Carbon and water in its various states of matter make up a substantial proportion of our Universe. The two materials are highly dissimilar with respect to their chemical and physical properties. Elemental carbon is even often referred to as a hydrophobic, ‘water-hating’ material. Yet, the two materials often coexist and critical yet poorly understood processes take place at the interface between these unlike chemical species. This includes the hydration shells of hydrophobic moieties in biomolecules, clathrate hydrate materials where water molecules crystallise around hydrophobic guest species as well as icy comets which are often black due to the presence of carbon at their surfaces.

The aim of the CARBONICE project is to investigate the interface and interplay between water and carbon in detail. Using new and innovative experimental strategies, the water molecule will be placed in a variety of different yet highly relevant carbon environments. This will give us unprecedented insights into how water hydrates hydrophobic species which is highly important in the context of hydrophobic interactions. Investigations into how carbon species influence phase transitions of ice will give new insights into crystallisation phenomena but will also reveal the factors that lead to the formation of either ferro- or antiferroelectric ices. Creating carbon – ice composites in the lab as they exist on comets will enable us to understand the complex weather cycles on comets and may help explaining the unusual surface features recently identified by the Rosetta space probe.

In summary, this truly multidisciplinary project opens up a new spyhole to critically important processes at the water – carbon interface. The results will have an impact on the space, atmospheric and general materials sciences but will also be highly relevant with respect to further optimising the computer models of water as well as understanding the properties of water in nano-confinements and how it drives biological processes.

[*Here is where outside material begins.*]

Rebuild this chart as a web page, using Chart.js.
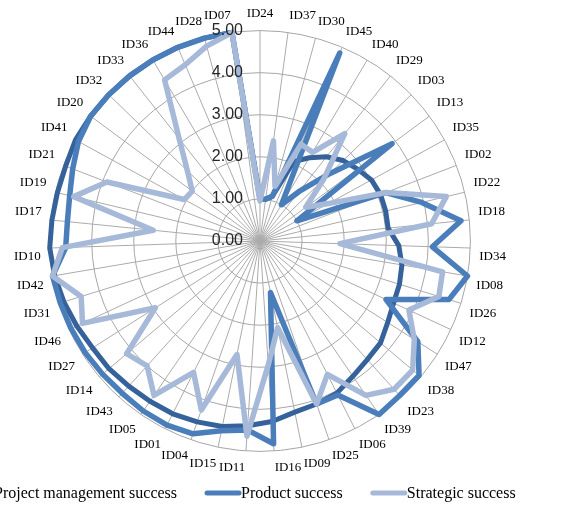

During this project, we developed new methods for mixing ‘water-hating’ carbon materials and ice - effectively making a comet in the lab. Using highly specialised neutron techniques, we studies the structure of water surrounding the carbon molecules. A plethora of diverse structures was discovered and we observed the onset of the often-discussed cross-over from small molecules towards water-repelling surfaces. Furthermore, we studied the effects of the carbon species on the phase transitions of the ice and the thermal desorption properties as it would be observed on comets. As part of our efforts to mix carbon species and ice, we found that ball-milling at low temperatures produces a new form of ice, medium-density amorphous ice, that may enable us to understand the many anomalies of liquid water in the future. Furthermore, we showed that ice can be a high-energy geophysical material under certain conditions. In addition to the work on carbon species, we showed that ammonium fluoride has an enormous impact on the phase transitions of ice and we also conducted detailed studies into the effects of acid and base dopants. In summary, this project has given new insights into the properties of the all-important H2O molecule in its condensed states and the effects other chemical species can have on ice. The results are important with respect to space research, the hydration of biomolecules and the formation of ice in clouds.

Several of the publications resulting from this project have progressed the field beyond the state of the art. The impacts of the various studies are diverse and affect the areas of space research, hydrophobic hydration, understanding the anomalies of liquid water, inducing disorder in materials with topological charges and clarified the nature of a new distorted crystalline form of ice which may have parallels with other classes of materials. The discovery of medium-density amorphous ice was entirely unexpected but will have a huge impact on our understanding of water and its many solid forms.